Quote from: cindybc on October 08, 2008, 02:57:57 PM
Hey, imaginary friends aren't supposed to do that. They are a place and a land where you go to get away from reality and mean people for a while. It is a place where you can go where you are free to live your wildest dreams and ain't no one toss you off your pink cloud, you own it, so if they are mean to you just give them this eviction papers, there's lots of imaginary friends and pets out there looking for a home in your imagination.
The therapist? Now what does he got to do with your imagination? He don't have to know unless you feel there is a reason to mention it to him.
I've never talked about my fantasy life to anyone on this forum except Nero. In fact, the only people on the planet who know about my fantasies are Nero, my therapist, my closest real-life friend, and my partner. I have characteristically been a little reserved on these boards, but I think I'm ready to open up a little.
The way I understand it, imaginary friends, in a way, insert themselves into our real world. I had that from an early age until sometime in adolescence. But when I was quite small, I also started crawling into my head, creating internal stories and peopling them with characters that I had invented. I always entered these worlds as one of the characters, not as my real-world self. I didn't know it at the time, but the characters that I played were in many ways more accurate representations of me than was my "real" self.
As a budding gay boy, I suppose it was only natural to have daddy-son fantasies. I have always been confused about my gender and sexuality, and I have always felt stuck at the age of thirteen. That's right before I started to really develop, physically, into a female instead of the boy that I thought I was. I guess my dads provided a refuge, a place where I could be the boy, have the adolescence that I had been denied, be healed of my psychological wounds, and be mentored by a loving gay father. My dads helped me to cope with being trapped on the cusp of a male adolescence that never came.
These fantasies became an actual physical need. If I didn't go into my head periodically, my mind would become sluggish and I would start having trouble functioning in the real world. Unfortunately, for the last fifteen years or so, I have relied more and more on these fantasy dads for emotional support. The fantasies kept me alive and somewhat sane, but they became a substitute for relationships with real people. They even contributed to my decision not to transition in the nineties. I had perfect worlds, perfect relationships, and the right gender and sexuality in my mind. So I kept right on living there.

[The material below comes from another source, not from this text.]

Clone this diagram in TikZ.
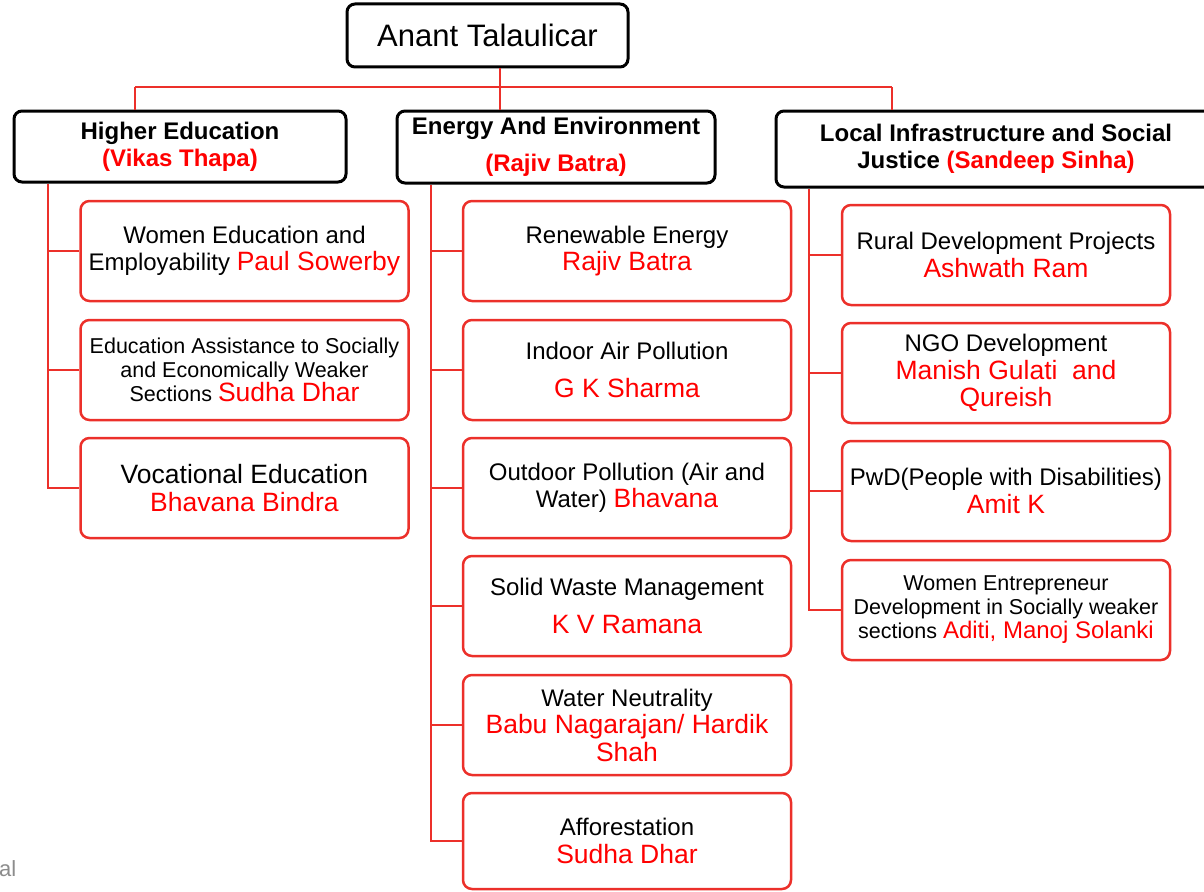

When I fully came out this summer and decided to pursue therapy, that was the first step toward transition, the first step toward my hypothetical fourteenth birthday. I hadn't "seen" my fantasy dads in a while and asked them where they'd been (I think of my fantasy dads as autonomous individuals, so it seemed sensible to confront them). They--that is, the part of me that governs them--clearly recognized that therapy was a way for me to move forward and become a man. They apparently believed that the I'm-a-thirteen-year-old-boy scenario would hold me back. They understood that I was in more capable hands now (I've said it before, and I'll say it again: my therapist is AWESOME). So they gave me an ultimatum. They told me that I could have my fantasies back (and, presumably, stay thirteen and emotionally damaged and physically female forever), or I could continue seeing my therapist (and start moving forward with my life). As I said earlier, I chose to move forward.

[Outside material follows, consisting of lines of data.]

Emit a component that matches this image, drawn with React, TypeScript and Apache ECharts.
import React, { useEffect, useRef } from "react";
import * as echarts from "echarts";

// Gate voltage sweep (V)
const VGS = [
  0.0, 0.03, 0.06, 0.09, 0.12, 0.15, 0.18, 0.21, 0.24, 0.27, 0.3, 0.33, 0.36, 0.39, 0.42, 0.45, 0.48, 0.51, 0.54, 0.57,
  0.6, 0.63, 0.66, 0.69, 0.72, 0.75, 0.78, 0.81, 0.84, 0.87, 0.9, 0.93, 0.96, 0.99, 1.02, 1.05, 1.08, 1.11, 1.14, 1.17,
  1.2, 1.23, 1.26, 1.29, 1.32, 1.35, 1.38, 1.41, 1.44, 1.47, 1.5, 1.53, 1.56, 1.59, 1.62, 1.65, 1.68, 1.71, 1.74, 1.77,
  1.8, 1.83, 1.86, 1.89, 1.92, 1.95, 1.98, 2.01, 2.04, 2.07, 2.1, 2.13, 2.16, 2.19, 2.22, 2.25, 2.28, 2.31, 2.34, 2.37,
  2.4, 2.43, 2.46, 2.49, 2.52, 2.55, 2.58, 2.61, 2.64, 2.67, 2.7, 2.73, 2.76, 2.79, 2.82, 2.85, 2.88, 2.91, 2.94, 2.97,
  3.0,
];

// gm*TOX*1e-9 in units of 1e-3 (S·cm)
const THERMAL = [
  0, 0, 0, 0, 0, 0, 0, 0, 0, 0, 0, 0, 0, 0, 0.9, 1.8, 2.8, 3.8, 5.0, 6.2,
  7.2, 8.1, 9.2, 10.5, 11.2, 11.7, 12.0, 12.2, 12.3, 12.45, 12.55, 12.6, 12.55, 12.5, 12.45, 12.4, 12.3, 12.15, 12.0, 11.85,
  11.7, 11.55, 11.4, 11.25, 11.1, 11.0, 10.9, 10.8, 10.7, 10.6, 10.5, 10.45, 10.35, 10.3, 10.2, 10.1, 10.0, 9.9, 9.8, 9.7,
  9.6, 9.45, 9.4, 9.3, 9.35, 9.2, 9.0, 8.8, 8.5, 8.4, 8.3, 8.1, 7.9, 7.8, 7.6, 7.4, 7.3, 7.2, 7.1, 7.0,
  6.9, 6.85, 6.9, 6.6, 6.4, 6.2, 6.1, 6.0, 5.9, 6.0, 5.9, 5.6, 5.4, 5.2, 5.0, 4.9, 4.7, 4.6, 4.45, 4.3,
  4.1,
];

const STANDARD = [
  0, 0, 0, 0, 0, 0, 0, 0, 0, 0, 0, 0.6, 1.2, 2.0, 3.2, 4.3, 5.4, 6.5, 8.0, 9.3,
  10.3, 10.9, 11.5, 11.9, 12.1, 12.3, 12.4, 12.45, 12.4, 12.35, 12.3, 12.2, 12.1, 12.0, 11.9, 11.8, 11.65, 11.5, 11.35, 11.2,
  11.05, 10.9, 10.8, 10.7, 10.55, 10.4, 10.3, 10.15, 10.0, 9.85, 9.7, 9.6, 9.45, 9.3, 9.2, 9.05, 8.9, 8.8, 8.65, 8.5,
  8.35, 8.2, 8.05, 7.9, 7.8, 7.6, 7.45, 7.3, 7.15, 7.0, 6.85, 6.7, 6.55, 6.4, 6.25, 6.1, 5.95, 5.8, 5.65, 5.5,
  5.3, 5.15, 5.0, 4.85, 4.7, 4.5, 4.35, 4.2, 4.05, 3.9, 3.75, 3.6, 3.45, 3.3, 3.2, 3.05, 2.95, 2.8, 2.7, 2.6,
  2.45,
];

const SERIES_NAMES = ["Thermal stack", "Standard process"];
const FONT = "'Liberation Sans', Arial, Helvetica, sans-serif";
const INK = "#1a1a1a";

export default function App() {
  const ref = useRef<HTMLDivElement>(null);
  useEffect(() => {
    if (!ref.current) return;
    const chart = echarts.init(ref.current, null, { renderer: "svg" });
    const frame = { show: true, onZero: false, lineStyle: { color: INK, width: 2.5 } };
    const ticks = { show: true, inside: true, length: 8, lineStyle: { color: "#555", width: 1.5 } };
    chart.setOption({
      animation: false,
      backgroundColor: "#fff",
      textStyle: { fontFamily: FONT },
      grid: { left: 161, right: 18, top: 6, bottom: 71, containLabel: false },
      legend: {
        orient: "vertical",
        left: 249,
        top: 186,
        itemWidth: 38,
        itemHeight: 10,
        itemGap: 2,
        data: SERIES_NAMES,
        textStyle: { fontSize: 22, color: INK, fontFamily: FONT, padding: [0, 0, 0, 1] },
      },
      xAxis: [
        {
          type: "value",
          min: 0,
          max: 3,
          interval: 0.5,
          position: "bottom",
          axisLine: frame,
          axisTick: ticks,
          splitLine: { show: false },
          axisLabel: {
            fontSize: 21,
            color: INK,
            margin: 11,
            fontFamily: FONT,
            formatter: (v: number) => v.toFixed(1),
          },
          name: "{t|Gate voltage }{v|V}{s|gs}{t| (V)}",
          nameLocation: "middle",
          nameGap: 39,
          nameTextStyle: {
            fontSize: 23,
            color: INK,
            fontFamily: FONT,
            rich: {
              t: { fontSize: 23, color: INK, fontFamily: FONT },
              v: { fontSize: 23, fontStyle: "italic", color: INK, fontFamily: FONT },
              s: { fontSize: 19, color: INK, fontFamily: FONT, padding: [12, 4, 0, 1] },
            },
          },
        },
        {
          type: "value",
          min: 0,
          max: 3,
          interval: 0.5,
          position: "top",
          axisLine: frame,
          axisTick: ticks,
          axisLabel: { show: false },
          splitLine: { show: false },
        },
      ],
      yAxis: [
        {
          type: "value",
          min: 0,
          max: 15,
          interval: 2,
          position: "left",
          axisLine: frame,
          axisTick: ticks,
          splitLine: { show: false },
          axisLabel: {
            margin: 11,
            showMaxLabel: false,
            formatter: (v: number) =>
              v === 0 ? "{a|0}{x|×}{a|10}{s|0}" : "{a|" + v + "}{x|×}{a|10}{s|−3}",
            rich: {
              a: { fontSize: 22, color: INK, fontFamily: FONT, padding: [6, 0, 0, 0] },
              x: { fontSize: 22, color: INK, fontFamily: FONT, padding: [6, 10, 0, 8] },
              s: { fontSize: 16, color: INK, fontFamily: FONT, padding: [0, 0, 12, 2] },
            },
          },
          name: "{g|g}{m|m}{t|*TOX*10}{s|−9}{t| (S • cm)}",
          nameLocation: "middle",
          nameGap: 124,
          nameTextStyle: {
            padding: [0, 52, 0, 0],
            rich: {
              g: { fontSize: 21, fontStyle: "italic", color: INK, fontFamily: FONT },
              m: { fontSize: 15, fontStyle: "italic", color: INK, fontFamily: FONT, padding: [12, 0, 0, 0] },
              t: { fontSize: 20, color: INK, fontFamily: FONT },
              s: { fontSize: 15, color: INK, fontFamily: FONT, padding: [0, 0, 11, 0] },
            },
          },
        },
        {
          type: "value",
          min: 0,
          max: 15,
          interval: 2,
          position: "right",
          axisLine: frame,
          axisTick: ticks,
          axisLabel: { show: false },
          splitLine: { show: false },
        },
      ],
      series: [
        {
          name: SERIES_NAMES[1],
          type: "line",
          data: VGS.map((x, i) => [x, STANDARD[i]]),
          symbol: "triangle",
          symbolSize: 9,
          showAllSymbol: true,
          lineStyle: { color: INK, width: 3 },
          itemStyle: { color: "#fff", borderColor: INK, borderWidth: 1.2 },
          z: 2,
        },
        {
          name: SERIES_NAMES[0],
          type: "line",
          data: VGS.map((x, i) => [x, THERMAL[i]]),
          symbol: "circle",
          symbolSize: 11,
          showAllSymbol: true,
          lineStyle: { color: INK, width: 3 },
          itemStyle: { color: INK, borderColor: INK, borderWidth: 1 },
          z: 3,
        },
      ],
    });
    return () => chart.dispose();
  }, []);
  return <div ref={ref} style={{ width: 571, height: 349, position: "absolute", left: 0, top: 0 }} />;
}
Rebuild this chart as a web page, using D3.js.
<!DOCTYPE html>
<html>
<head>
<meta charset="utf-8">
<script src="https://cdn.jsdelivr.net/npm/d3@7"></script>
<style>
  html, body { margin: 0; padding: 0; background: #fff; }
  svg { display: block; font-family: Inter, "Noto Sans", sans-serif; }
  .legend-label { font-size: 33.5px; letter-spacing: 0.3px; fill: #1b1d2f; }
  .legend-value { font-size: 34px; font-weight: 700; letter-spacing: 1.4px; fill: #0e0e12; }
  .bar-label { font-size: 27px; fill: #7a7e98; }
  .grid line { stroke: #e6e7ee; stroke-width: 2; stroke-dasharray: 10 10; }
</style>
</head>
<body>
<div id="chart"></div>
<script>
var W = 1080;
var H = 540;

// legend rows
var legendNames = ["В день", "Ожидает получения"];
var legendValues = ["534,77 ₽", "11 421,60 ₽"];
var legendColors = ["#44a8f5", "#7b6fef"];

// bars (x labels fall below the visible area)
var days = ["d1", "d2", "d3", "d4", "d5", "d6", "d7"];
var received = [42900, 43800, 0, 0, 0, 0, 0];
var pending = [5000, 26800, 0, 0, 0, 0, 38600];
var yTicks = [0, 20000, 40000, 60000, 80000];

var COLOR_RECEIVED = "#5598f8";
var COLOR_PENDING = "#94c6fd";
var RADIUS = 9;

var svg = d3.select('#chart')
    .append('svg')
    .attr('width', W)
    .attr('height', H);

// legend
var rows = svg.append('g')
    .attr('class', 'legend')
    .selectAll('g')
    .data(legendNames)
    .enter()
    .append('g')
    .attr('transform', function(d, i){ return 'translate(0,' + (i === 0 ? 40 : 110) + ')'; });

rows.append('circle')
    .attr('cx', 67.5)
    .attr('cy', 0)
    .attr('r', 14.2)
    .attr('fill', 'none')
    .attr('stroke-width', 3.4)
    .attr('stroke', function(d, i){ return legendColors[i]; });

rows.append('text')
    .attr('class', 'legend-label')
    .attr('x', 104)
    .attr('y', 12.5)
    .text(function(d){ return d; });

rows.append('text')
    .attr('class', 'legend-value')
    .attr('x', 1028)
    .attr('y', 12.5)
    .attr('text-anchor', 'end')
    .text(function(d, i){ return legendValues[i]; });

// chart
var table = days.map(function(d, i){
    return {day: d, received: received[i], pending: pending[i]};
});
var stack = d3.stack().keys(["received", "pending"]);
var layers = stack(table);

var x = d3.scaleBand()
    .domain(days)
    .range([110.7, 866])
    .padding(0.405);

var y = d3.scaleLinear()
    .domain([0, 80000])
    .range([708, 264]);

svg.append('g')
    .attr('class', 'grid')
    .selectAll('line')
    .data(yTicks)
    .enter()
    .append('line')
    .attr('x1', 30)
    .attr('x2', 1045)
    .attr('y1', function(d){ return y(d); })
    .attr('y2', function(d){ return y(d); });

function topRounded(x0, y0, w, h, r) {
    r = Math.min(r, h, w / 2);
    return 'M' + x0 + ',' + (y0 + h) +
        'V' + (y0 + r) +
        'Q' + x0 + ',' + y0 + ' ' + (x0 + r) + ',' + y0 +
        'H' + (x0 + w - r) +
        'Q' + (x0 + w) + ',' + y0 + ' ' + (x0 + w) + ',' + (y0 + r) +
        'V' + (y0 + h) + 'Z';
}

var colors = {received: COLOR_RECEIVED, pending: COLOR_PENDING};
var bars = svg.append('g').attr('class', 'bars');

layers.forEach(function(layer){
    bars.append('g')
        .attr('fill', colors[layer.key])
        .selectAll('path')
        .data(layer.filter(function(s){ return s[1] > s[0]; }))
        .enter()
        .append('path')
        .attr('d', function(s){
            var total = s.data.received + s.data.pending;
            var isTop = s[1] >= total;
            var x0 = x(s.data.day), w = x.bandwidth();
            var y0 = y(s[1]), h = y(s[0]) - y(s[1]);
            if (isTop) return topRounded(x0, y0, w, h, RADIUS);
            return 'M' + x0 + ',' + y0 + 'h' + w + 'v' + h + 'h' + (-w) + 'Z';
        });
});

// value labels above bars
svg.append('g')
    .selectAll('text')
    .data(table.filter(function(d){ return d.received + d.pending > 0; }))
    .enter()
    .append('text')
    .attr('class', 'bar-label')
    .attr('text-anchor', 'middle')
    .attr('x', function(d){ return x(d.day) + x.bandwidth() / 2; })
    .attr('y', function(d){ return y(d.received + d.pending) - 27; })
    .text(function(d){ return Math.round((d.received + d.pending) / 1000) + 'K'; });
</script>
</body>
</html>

Because this was a momentous decision--no matter how silly it might sound--of course I told my therapist everything. And he's helping me come to terms with it all.
I don't know whether my dads are gone for good. I do know that they were giving me a chance to live my life and fully become myself. And I also know that, at least for now, I have cut myself off from the ability to create new fantasies, even if they're not built on the same kinds of stories and characters that I've always relied on.
I have mostly lived a lonely life, no matter how many people have been around me. But I've never been so lonely in my life as when my three gay fathers cut me off. I'm still grieving for them as if they were real people. To me, they are.
I spoke to my main dad, the patriarch and my favorite, one last time before he went away. He told me that he would always love me--and that now I needed to go out and find my peace. My life is still filled with more emotional turmoil than I ever thought possible, but I'm trying to find my way. I know that my dads are with me in spirit, even if I can't see them or talk to them. I know that they're a part of me and that I can find their best qualities in myself. I know that someday I'll incorporate them into the gay man that I am becoming.
Still, occasionally, I find my eyes searching for my favorite dad here in the real world. But I know that he's not here where I can see him. He's inside me. I constantly have to remind myself of something that Antoine de Saint-Exupéry once wrote: "What's essential is invisible to the eye."